Re: Not mandolin, but someone here should know....
IMHO, the perception of bass-vs-treble can be highly subjective.
Consider that:
- Most fretted instruments have a 3 1/2 octave range.
- Bass instruments (voil or guitar) are tuned only ONE octave lower than guitar (two lower than mandolin). That's out of the 8 or so octaves that older human ears can hear.
- Bass players spend a fair amount of time playing above their lowest octave (maybe not so much the BG ones, but...).
So it shouldn't be too surprising that a guitar can "sound" like a bass even without resorting to specialized hardware.
Two cases in point:
- In a local Italian music quartet, my buddy simply turns up the mixer EQ's "bass" for his pickup-equipped, and mostly finger-picked, nylon-string classical to get a pretty convincing bass sound.

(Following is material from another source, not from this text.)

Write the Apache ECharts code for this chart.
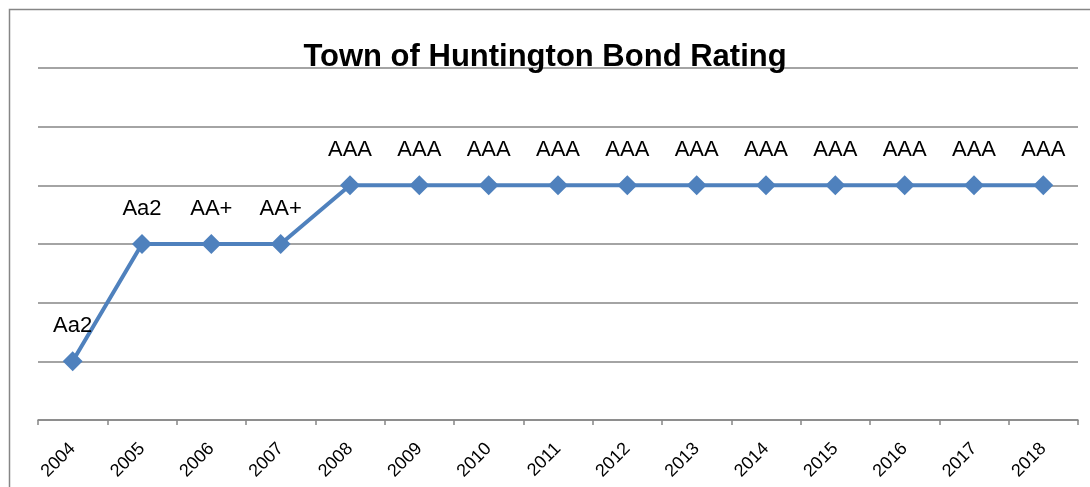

- In a recent jam with three mandolins, one banjo, and a good-ol' bluegrass flute (lots of treble!), I took to playing some fully adequate thumb-picked "bass" on my (yes, bass-heavy) D-35, much to the agreement of all.
Given the subjective nature, and especially against a treble environment such as the OP describes, "bass" on guitar isn't too much of a stretch, IMHO.
Last edited by EdHanrahan; Feb-19-2017 at 1:37pm.